-- Provided data --
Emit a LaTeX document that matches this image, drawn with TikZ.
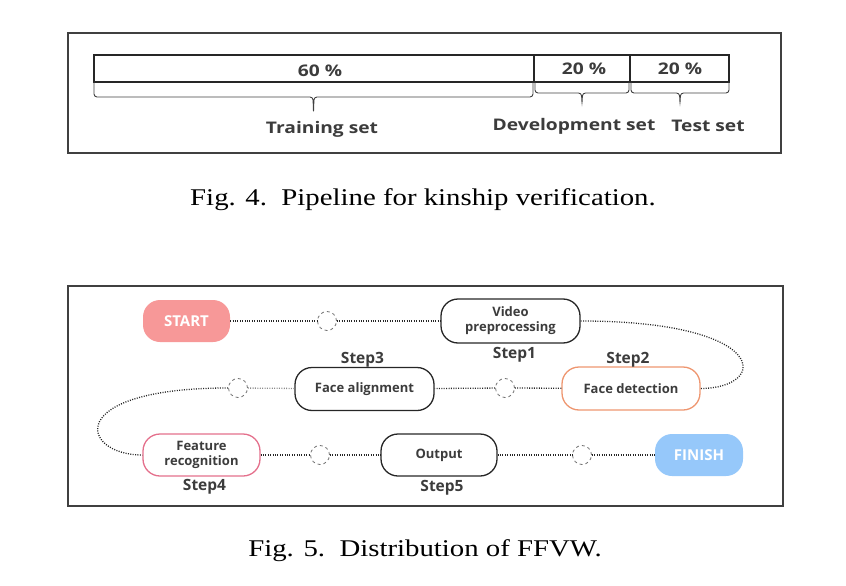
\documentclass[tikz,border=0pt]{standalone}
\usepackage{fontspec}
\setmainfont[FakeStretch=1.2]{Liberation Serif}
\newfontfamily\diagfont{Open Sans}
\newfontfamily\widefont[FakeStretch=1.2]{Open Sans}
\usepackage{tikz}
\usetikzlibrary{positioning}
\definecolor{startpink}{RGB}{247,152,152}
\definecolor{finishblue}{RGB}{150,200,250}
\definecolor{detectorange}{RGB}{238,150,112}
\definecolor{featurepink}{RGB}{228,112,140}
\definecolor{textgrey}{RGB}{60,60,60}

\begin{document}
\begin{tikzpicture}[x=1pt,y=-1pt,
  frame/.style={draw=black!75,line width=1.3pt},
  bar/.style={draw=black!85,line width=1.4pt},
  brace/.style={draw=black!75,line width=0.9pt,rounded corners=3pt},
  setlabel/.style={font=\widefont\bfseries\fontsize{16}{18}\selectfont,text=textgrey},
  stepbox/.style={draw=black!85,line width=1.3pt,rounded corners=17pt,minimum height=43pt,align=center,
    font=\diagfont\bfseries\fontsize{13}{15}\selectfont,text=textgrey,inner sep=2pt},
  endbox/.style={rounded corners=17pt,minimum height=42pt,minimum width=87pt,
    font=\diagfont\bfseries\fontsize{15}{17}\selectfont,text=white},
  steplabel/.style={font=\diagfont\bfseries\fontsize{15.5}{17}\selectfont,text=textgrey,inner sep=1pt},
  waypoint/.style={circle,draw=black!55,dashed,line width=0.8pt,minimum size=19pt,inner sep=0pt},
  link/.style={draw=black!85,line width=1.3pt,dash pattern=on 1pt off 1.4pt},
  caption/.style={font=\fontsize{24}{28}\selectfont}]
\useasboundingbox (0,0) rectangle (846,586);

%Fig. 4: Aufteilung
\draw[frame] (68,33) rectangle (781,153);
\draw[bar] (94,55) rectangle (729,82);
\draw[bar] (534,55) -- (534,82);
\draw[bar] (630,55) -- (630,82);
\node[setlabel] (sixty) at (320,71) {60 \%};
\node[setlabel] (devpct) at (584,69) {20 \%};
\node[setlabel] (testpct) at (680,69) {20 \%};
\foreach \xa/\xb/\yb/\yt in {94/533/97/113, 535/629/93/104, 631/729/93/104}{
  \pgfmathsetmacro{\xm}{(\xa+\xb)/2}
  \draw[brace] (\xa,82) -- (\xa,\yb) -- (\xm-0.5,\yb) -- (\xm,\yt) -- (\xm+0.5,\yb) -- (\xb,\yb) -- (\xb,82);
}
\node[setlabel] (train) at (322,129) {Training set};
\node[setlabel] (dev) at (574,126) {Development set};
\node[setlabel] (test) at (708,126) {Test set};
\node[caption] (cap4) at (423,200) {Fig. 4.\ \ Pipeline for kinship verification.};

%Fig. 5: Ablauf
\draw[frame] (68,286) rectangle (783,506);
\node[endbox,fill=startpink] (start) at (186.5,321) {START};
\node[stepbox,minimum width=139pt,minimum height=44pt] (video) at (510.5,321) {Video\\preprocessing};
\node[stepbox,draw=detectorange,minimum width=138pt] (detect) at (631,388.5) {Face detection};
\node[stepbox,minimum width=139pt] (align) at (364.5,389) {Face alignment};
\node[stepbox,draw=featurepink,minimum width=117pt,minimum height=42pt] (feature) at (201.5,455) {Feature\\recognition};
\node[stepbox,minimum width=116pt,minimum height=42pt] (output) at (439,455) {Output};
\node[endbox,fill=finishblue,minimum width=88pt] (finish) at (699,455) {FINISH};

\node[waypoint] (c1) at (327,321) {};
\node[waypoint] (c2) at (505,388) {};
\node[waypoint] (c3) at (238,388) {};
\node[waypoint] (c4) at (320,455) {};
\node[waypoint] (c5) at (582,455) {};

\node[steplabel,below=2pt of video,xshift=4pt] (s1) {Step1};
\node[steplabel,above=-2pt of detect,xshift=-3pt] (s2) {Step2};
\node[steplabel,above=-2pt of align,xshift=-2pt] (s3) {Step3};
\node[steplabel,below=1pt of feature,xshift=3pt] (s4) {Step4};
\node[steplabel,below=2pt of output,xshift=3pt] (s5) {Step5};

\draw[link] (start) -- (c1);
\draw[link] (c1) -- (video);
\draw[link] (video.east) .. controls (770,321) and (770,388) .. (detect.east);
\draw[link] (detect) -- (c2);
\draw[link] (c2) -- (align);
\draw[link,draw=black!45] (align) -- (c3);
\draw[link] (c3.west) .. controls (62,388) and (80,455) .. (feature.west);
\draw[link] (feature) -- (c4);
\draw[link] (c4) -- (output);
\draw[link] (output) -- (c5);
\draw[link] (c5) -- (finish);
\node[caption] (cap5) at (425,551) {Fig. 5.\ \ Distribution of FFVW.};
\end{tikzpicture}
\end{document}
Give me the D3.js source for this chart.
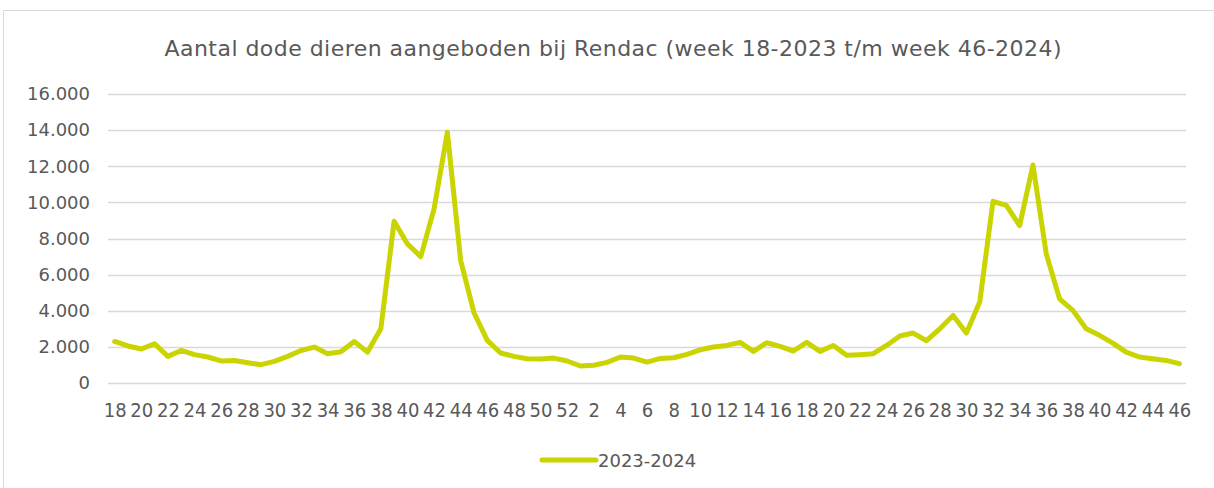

-- What you will do --
Every entry should be returned exactly as written, minus the pictures.

-- Exercise output --
Emit a LaTeX document that matches this image, drawn with TikZ.
\documentclass[tikz,border=0pt]{standalone}
\usepackage{fontspec}
\setmainfont[FakeStretch=1.2]{Liberation Serif}
\newfontfamily\diagfont{Open Sans}
\newfontfamily\widefont[FakeStretch=1.2]{Open Sans}
\usepackage{tikz}
\usetikzlibrary{positioning}
\definecolor{startpink}{RGB}{247,152,152}
\definecolor{finishblue}{RGB}{150,200,250}
\definecolor{detectorange}{RGB}{238,150,112}
\definecolor{featurepink}{RGB}{228,112,140}
\definecolor{textgrey}{RGB}{60,60,60}

\begin{document}
\begin{tikzpicture}[x=1pt,y=-1pt,
  frame/.style={draw=black!75,line width=1.3pt},
  bar/.style={draw=black!85,line width=1.4pt},
  brace/.style={draw=black!75,line width=0.9pt,rounded corners=3pt},
  setlabel/.style={font=\widefont\bfseries\fontsize{16}{18}\selectfont,text=textgrey},
  stepbox/.style={draw=black!85,line width=1.3pt,rounded corners=17pt,minimum height=43pt,align=center,
    font=\diagfont\bfseries\fontsize{13}{15}\selectfont,text=textgrey,inner sep=2pt},
  endbox/.style={rounded corners=17pt,minimum height=42pt,minimum width=87pt,
    font=\diagfont\bfseries\fontsize{15}{17}\selectfont,text=white},
  steplabel/.style={font=\diagfont\bfseries\fontsize{15.5}{17}\selectfont,text=textgrey,inner sep=1pt},
  waypoint/.style={circle,draw=black!55,dashed,line width=0.8pt,minimum size=19pt,inner sep=0pt},
  link/.style={draw=black!85,line width=1.3pt,dash pattern=on 1pt off 1.4pt},
  caption/.style={font=\fontsize{24}{28}\selectfont}]
\useasboundingbox (0,0) rectangle (846,586);

%Fig. 4: Aufteilung
\draw[frame] (68,33) rectangle (781,153);
\draw[bar] (94,55) rectangle (729,82);
\draw[bar] (534,55) -- (534,82);
\draw[bar] (630,55) -- (630,82);
\node[setlabel] (sixty) at (320,71) {60 \%};
\node[setlabel] (devpct) at (584,69) {20 \%};
\node[setlabel] (testpct) at (680,69) {20 \%};
\foreach \xa/\xb/\yb/\yt in {94/533/97/113, 535/629/93/104, 631/729/93/104}{
  \pgfmathsetmacro{\xm}{(\xa+\xb)/2}
  \draw[brace] (\xa,82) -- (\xa,\yb) -- (\xm-0.5,\yb) -- (\xm,\yt) -- (\xm+0.5,\yb) -- (\xb,\yb) -- (\xb,82);
}
\node[setlabel] (train) at (322,129) {Training set};
\node[setlabel] (dev) at (574,126) {Development set};
\node[setlabel] (test) at (708,126) {Test set};
\node[caption] (cap4) at (423,200) {Fig. 4.\ \ Pipeline for kinship verification.};

%Fig. 5: Ablauf
\draw[frame] (68,286) rectangle (783,506);
\node[endbox,fill=startpink] (start) at (186.5,321) {START};
\node[stepbox,minimum width=139pt,minimum height=44pt] (video) at (510.5,321) {Video\\preprocessing};
\node[stepbox,draw=detectorange,minimum width=138pt] (detect) at (631,388.5) {Face detection};
\node[stepbox,minimum width=139pt] (align) at (364.5,389) {Face alignment};
\node[stepbox,draw=featurepink,minimum width=117pt,minimum height=42pt] (feature) at (201.5,455) {Feature\\recognition};
\node[stepbox,minimum width=116pt,minimum height=42pt] (output) at (439,455) {Output};
\node[endbox,fill=finishblue,minimum width=88pt] (finish) at (699,455) {FINISH};

\node[waypoint] (c1) at (327,321) {};
\node[waypoint] (c2) at (505,388) {};
\node[waypoint] (c3) at (238,388) {};
\node[waypoint] (c4) at (320,455) {};
\node[waypoint] (c5) at (582,455) {};

\node[steplabel,below=2pt of video,xshift=4pt] (s1) {Step1};
\node[steplabel,above=-2pt of detect,xshift=-3pt] (s2) {Step2};
\node[steplabel,above=-2pt of align,xshift=-2pt] (s3) {Step3};
\node[steplabel,below=1pt of feature,xshift=3pt] (s4) {Step4};
\node[steplabel,below=2pt of output,xshift=3pt] (s5) {Step5};

\draw[link] (start) -- (c1);
\draw[link] (c1) -- (video);
\draw[link] (video.east) .. controls (770,321) and (770,388) .. (detect.east);
\draw[link] (detect) -- (c2);
\draw[link] (c2) -- (align);
\draw[link,draw=black!45] (align) -- (c3);
\draw[link] (c3.west) .. controls (62,388) and (80,455) .. (feature.west);
\draw[link] (feature) -- (c4);
\draw[link] (c4) -- (output);
\draw[link] (output) -- (c5);
\draw[link] (c5) -- (finish);
\node[caption] (cap5) at (425,551) {Fig. 5.\ \ Distribution of FFVW.};
\end{tikzpicture}
\end{document}
Give me the D3.js source for this chart.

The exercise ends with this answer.